The RLN could potentially bring together thousands of banks from around the world, as well as several central banks. The aim is to unify the messaging and settlement elements of banking as it is today, realizing significant cost and time savings for involved parties and opening up new business models made possible by programmable money.

The RLN test is one of many similar programs taking place worldwide. Recently, SWIFT announced it had been working with more than a dozen banks to conduct public blockchain experiments, and the European Union officially launched its European Digital Infrastructure Consortium.

The FED says digital currencies can help with financial inclusion

As the RLN and similar tests mentioned above show, banks and central banks are waking up to the power of blockchain technology to disrupt and innovate. In May, the Federal Reserve released its 2022 report on the economic well-being of U.S. households, and it acknowledged the potential for digital currencies to promote financial inclusion.

According to the report, 44% of digital currency users in the poorest demographic use it for peer-to-peer payments, while 16% of the wealthiest holders use it for similar processes. Five percent of unbanked adults use digital currencies for payments.

While the overall use of digital currencies for “any reason” declined in the past few years, the number of people using them for payments increased.

Opinion: Banks are getting there, but they haven’t quite figured it all out yet

Banks aren’t known to be the most innovative or forward-thinking institutions when it comes to technology, and that’s especially true of central banks. Today, the majority of global payments still operate on the SWIFT system developed in 1971, and little has changed since then.

While it’s encouraging to see both central and large retail banks realizing the potential benefits of ‘unified ledgers’ and related technology, they still have a way to go before they realize the need for the original Bitcoin protocol—BSV blockchain.

Walled gardens such as the ReLN will be inherently limited both technologically and in terms of their utility. Open systems like the BSV blockchain, on which anyone can build a legal application, will allow for the same time/cost savings as the RLN, plus many other benefits thanks to the interoperability of the apps on the network.

Aside from utility, there is yet to be a single public blockchain that can come close to BSV blockchain’s scalability and fees. With the release of Teranode, the number of transactions the network can process per second will be truly unbounded, and the fees will be even smaller than the fraction of a cent per transaction they are today.

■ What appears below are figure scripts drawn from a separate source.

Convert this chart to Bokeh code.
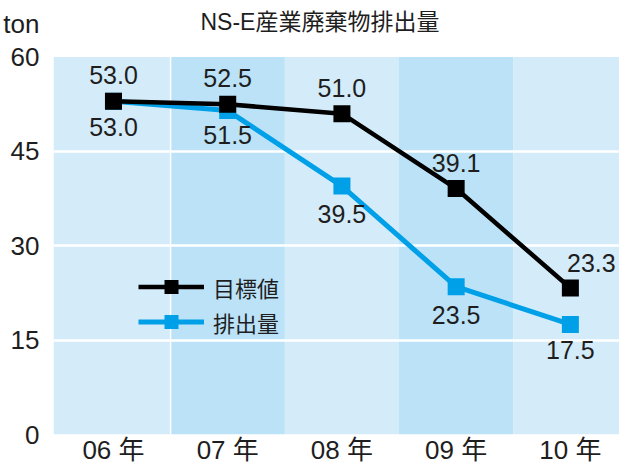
from bokeh.plotting import figure
from bokeh.models import (Range1d, FixedTicker, BoxAnnotation, Span, Legend, LegendItem,
                          Label, ColumnDataSource)
from bokeh.core.properties import value
from bokeh.embed import file_html
from bokeh.resources import INLINE

# ---- data ----
years = ["06 年", "07 年", "08 年", "09 年", "10 年"]
target = [53.0, 52.5, 51.0, 39.1, 23.3]      # 目標値
emission = [53.0, 51.5, 39.5, 23.5, 17.5]    # 排出量
series_names = ["目標値", "排出量"]
y_ticks = [0, 15, 30, 45, 60]
title_text = "NS-E産業廃棄物排出量"
unit_text = "ton"

# ---- styles ----
FONT = "Liberation Sans, Noto Sans CJK JP"
TXT = "#1e1e1e"
BLUE = "#00a0e9"
BAND_LIGHT = "#d4ebf9"
BAND_DARK = "#bbe2f7"

idx = list(range(len(years)))
y_max = y_ticks[-1]
y_top = y_max * 437 / 380          # room above the value axis for title and unit
unit_pos = y_max + 33 * y_max / 380  # unit caption sits ~33px above the top tick

target_off_x = [0, 0, 0, 0, 21]
target_off_y = [-26, -26, -26, -26, -25]
emission_off_y = [26, 24, 28, 28, 26]

src = ColumnDataSource(dict(
    x=idx, target=target, emission=emission,
    tlab=[f"{v:.1f}" for v in target], elab=[f"{v:.1f}" for v in emission],
    tox=target_off_x, toy=target_off_y, eoy=emission_off_y,
))

p = figure(width=619, height=467, output_backend="svg", toolbar_location=None,
           x_range=Range1d(-0.525, 4.43), y_range=Range1d(0, y_top),
           min_border_left=53, min_border_right=0, min_border_top=0, min_border_bottom=0)
p.outline_line_color = None
p.background_fill_color = "white"
p.border_fill_color = "white"

# alternating column bands, only up to the top tick
for i in idx:
    p.add_layout(BoxAnnotation(left=(i - 0.5) if i > 0 else None,
                               right=(i + 0.5) if i < idx[-1] else None,
                               bottom=0, top=y_max,
                               fill_color=BAND_DARK if i % 2 else BAND_LIGHT,
                               fill_alpha=1, line_color=None, level="image"))
p.add_layout(Span(location=idx[0] + 0.5, dimension="height", line_color="white",
                  line_width=1.5, level="underlay"))

p.xgrid.visible = False
p.ygrid.ticker = FixedTicker(ticks=y_ticks[1:-1])
p.ygrid.grid_line_color = "white"
p.ygrid.grid_line_width = 2.5
p.ygrid.level = "underlay"

p.yaxis.ticker = FixedTicker(ticks=y_ticks + [unit_pos])
p.yaxis.major_label_overrides = {unit_pos: unit_text}
p.xaxis.ticker = FixedTicker(ticks=idx)
p.xaxis.major_label_overrides = {i: years[i] for i in idx}
for ax in (p.xaxis, p.yaxis):
    ax.axis_line_color = None
    ax.major_tick_line_color = None
    ax.minor_tick_line_color = None
    ax.major_label_text_font = FONT
    ax.major_label_text_font_size = "26px"
    ax.major_label_text_color = TXT
p.yaxis.major_label_standoff = 8
p.xaxis.major_label_standoff = -6

bl = p.line("x", "emission", source=src, line_color=BLUE, line_width=5)
bs = p.scatter("x", "emission", source=src, marker="square", size=17,
               fill_color=BLUE, line_color=None)
kl = p.line("x", "target", source=src, line_color="black", line_width=4.5)
ks = p.scatter("x", "target", source=src, marker="square", size=17,
               fill_color="black", line_color=None)

p.text("x", "target", text="tlab", source=src, x_offset="tox", y_offset="toy",
       text_align="center", text_baseline="middle", text_font=value(FONT),
       text_font_size="25px", text_color=TXT)
p.text("x", "emission", text="elab", source=src, y_offset="eoy",
       text_align="center", text_baseline="middle", text_font=value(FONT),
       text_font_size="25px", text_color=TXT)

legend = Legend(items=[LegendItem(label=series_names[0], renderers=[kl, ks]),
                       LegendItem(label=series_names[1], renderers=[bl, bs])],
                location=(85, 95), orientation="vertical",
                glyph_width=66, glyph_height=35, spacing=0, label_standoff=9,
                padding=0, margin=0, border_line_color=None,
                background_fill_alpha=0,
                label_text_font=FONT, label_text_font_size="22px",
                label_text_color=TXT)
p.add_layout(legend)

# chart title, inside the top white strip of the frame
p.add_layout(Label(x=147, y=413, x_units="screen", y_units="screen", text=title_text,
                   text_font=FONT, text_font_size="23px", text_color=TXT,
                   text_baseline="middle", text_align="left"))

open("out.html", "w").write(file_html(p, INLINE))
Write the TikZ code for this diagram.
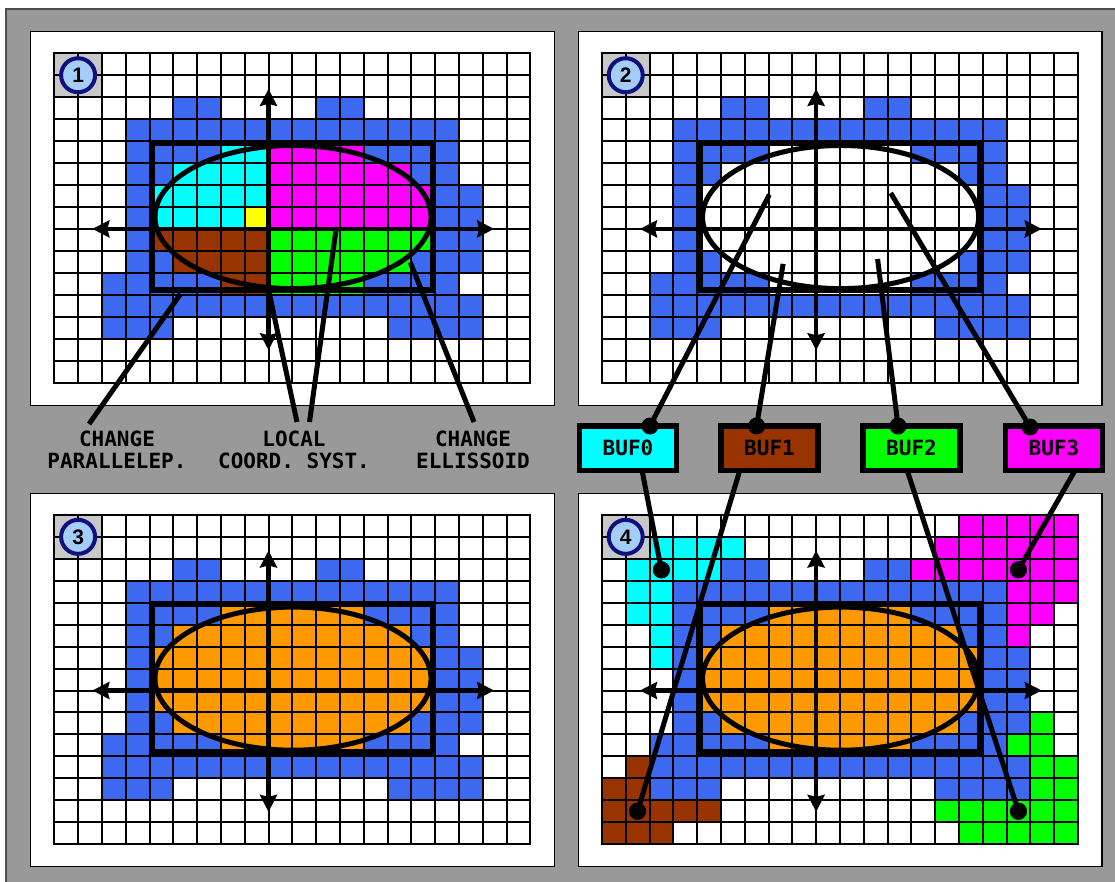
\documentclass[tikz,border=0pt]{standalone}
\usepackage{fontspec}
\newfontfamily\monof{DejaVu Sans Mono}
\newfontfamily\badgef{Liberation Sans}
\usetikzlibrary{arrows.meta}
\definecolor{bgray}{RGB}{153,153,153}
\definecolor{cblue}{RGB}{60,105,240}
\definecolor{ccyan}{RGB}{0,255,255}
\definecolor{cmag}{RGB}{255,0,255}
\definecolor{cgreen}{RGB}{0,255,0}
\definecolor{cbrown}{RGB}{153,51,0}
\definecolor{cyel}{RGB}{255,255,0}
\definecolor{corange}{RGB}{255,153,0}
\definecolor{badgebg}{RGB}{200,200,200}
\definecolor{badgefill}{RGB}{165,205,250}
\definecolor{navyc}{RGB}{15,15,125}
\tikzset{
 gl/.style={line width=2pt, black, line cap=rect},
 boxl/.style={line width=6pt, black},
 elll/.style={line width=5pt, black},
 axisl/.style={line width=4.5pt, black, {Stealth[length=17pt,width=17pt,inset=2pt]}-{Stealth[length=17pt,width=17pt,inset=2pt]}},
 conn/.style={line width=5pt, black},
 dotn/.style={circle, fill=black, inner sep=0pt, minimum size=17pt},
 buf/.style={draw=black, line width=5.5pt, minimum width=97pt, minimum height=44.5pt, inner sep=0pt, font=\monof\bfseries\fontsize{21}{22}\selectfont},
 lbl/.style={align=center, inner sep=0pt, font=\monof\bfseries\fontsize{21}{22}\selectfont},
 badge/.style={circle, draw=navyc, line width=4pt, fill=badgefill, minimum size=34pt, inner sep=0pt, font=\badgef\bfseries\fontsize{21}{21}\selectfont},
 panelbox/.style={fill=white, draw=black, line width=1.2pt},
}
\newcommand\fillrow[3]{\foreach \cc in {#3}{\fill[#1] (\cc,#2) rectangle ++(1,1);}}
\newcommand\baseblue{%
 \fillrow{cblue}{2}{5,6,11,12}%
 \fillrow{cblue}{3}{3,...,16}%
 \fillrow{cblue}{4}{3,4,5,6,13,14,15,16}%
 \fillrow{cblue}{5}{3,4,15,16}%
 \fillrow{cblue}{6}{3,16,17}%
 \fillrow{cblue}{7}{3,16,17}%
 \fillrow{cblue}{8}{3,16,17}%
 \fillrow{cblue}{9}{3,4,15,16,17}%
 \fillrow{cblue}{10}{2,3,4,5,6,13,14,15,16}%
 \fillrow{cblue}{11}{2,...,17}%
 \fillrow{cblue}{12}{2,3,4,14,15,16,17}%
}
\newcommand\orangecells{%
 \fillrow{corange}{4}{7,...,12}%
 \fillrow{corange}{5}{5,...,14}%
 \fillrow{corange}{6}{4,...,15}%
 \fillrow{corange}{7}{4,...,15}%
 \fillrow{corange}{8}{4,...,15}%
 \fillrow{corange}{9}{5,...,14}%
 \fillrow{corange}{10}{7,...,12}%
}
\newcommand\ponecells{%
 \fillrow{ccyan}{4}{7,8}\fillrow{cmag}{4}{9,...,12}%
 \fillrow{ccyan}{5}{5,...,8}\fillrow{cmag}{5}{9,...,14}%
 \fillrow{ccyan}{6}{4,...,8}\fillrow{cmag}{6}{9,...,15}%
 \fillrow{ccyan}{7}{4,...,7}\fillrow{cyel}{7}{8}\fillrow{cmag}{7}{9,...,15}%
 \fillrow{cbrown}{8}{4,...,8}\fillrow{cgreen}{8}{9,...,15}%
 \fillrow{cbrown}{9}{5,...,8}\fillrow{cgreen}{9}{9,...,14}%
 \fillrow{cbrown}{10}{7,8}\fillrow{cgreen}{10}{9,...,12}%
}
\newcommand\bufcells{%
 \fillrow{ccyan}{1}{1,...,5}\fillrow{ccyan}{2}{1,...,4}\fillrow{ccyan}{3}{1,2}%
 \fillrow{ccyan}{4}{1,2}\fillrow{ccyan}{5}{2}\fillrow{ccyan}{6}{2}%
 \fillrow{cmag}{0}{15,...,19}\fillrow{cmag}{1}{14,...,19}\fillrow{cmag}{2}{13,...,19}%
 \fillrow{cmag}{3}{17,18,19}\fillrow{cmag}{4}{17,18}\fillrow{cmag}{5}{17}%
 \fillrow{cgreen}{9}{18}\fillrow{cgreen}{10}{17,18}\fillrow{cgreen}{11}{18,19}%
 \fillrow{cgreen}{12}{18,19}\fillrow{cgreen}{13}{14,...,19}\fillrow{cgreen}{14}{15,...,19}%
 \fillrow{cbrown}{11}{1}\fillrow{cbrown}{12}{0,1}\fillrow{cbrown}{13}{0,...,4}\fillrow{cbrown}{14}{0,1,2}%
}
\newcommand\gpanel[6]{%
 \path[panelbox] (#1,#2) rectangle ++(523.6,373.5);
 \begin{scope}[shift={(#3,#4)},x=23.8pt,y=-21.95pt]
  \baseblue
  #5
  \fill[badgebg] (0,0) rectangle (2,2);
  \foreach \ii in {0,...,20} {\draw[gl] (\ii,0) -- (\ii,15);}
  \foreach \jj in {0,...,15} {\draw[gl] (0,\jj) -- (20,\jj);}
  \node[badge] (n#6) at (1,1) {#6};
  \draw[boxl] (4.12,4.08) rectangle (15.9,10.8);
  \draw[elll] (10.03,7.46) ellipse [x radius=5.8, y radius=3.26];
  \draw[axisl] (1.6,8) -- (18.48,8);
  \draw[axisl] (9,1.62) -- (9,13.53);
 \end{scope}
}
\begin{document}
\begin{tikzpicture}[x=1pt,y=-1pt]
\useasboundingbox (0,0) rectangle (1115,882);
\clip (0,0) rectangle (1115,882);
\fill[white] (0,0) rectangle (1115,882);
\path[fill=bgray, draw=black!70, line width=1.5pt] (6,9) rectangle (1130,900);
\gpanel{30.7}{31.7}{54.3}{53.3}{\ponecells}{1}
\gpanel{578.3}{31.7}{601.9}{53.3}{}{2}
\gpanel{30.7}{493.3}{54.3}{514.9}{\orangecells}{3}
\gpanel{578.3}{493.3}{601.9}{514.9}{\orangecells\bufcells}{4}
% panel 1 pointers
\coordinate (a1) at (180.5,294);
\coordinate (a2) at (269,292);
\coordinate (a3) at (335.9,230.7);
\coordinate (a4) at (410.3,262.3);
\coordinate (e1) at (89,424);
\coordinate (e2) at (297,422);
\coordinate (e3) at (309.5,422);
\coordinate (e4) at (474,422);
\draw[conn] (a1) -- (e1);
\draw[conn] (a2) -- (e2);
\draw[conn] (a3) -- (e3);
\draw[conn] (a4) -- (e4);
\node[lbl] (lab1) at (117,449.4) {CHANGE\\PARALLELEP.};
\node[lbl] (lab2) at (294,449.4) {LOCAL\\COORD. SYST.};
\node[lbl] (lab3) at (473,449.4) {CHANGE\\ELLISSOID};
% panel 2 to buffers
\coordinate (q0) at (769.3,194.7);
\coordinate (q1) at (783.1,263.9);
\coordinate (q2) at (877.6,259);
\coordinate (q3) at (890.7,193);
\coordinate (t0) at (650,426);
\coordinate (t1) at (756.6,426);
\coordinate (t2) at (898,426);
\coordinate (t3) at (1030,427);
\draw[conn] (q0) -- (t0);
\draw[conn] (q1) -- (t1);
\draw[conn] (q2) -- (t2);
\draw[conn] (q3) -- (t3);
% buffers to panel 4
\coordinate (o0) at (641,465);
\coordinate (o1) at (741.4,465);
\coordinate (o2) at (905.4,465);
\coordinate (o3) at (1078.1,465);
\node[dotn] (d0) at (661.4,569.8) {};
\node[dotn] (d1) at (637.6,811.2) {};
\node[dotn] (d2) at (1018.4,811.2) {};
\node[dotn] (d3) at (1018.4,569.8) {};
\draw[conn] (o0) -- (d0.center);
\draw[conn] (o1) -- (d1.center);
\draw[conn] (o2) -- (d2.center);
\draw[conn] (o3) -- (d3.center);
\node[dotn] at (d0) {};
\node[dotn] at (d1) {};
\node[dotn] at (d2) {};
\node[dotn] at (d3) {};
\node[buf, fill=ccyan] (buf0) at (628,448.3) {BUF0};
\node[buf, fill=cbrown] (buf1) at (769.5,448.3) {BUF1};
\node[buf, fill=cgreen] (buf2) at (911.5,448.3) {BUF2};
\node[buf, fill=cmag] (buf3) at (1054,448.3) {BUF3};
\node[dotn] at (t0) {};
\node[dotn] at (t1) {};
\node[dotn] at (t2) {};
\node[dotn] at (t3) {};
\end{tikzpicture}
\end{document}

Experiments like the RLN, and realizations like the Federal Reserve’s that the poorest people in the nation find digital currencies useful for payments, are encouraging. However, in the end, many of the benefits of blockchains and digital ledgers are lost if each group uses its own private ledger. A global, public network, similar to the internet, is the end game, and only the BSV blockchain can deliver the scalability, uptime, and small fees required to make it happen.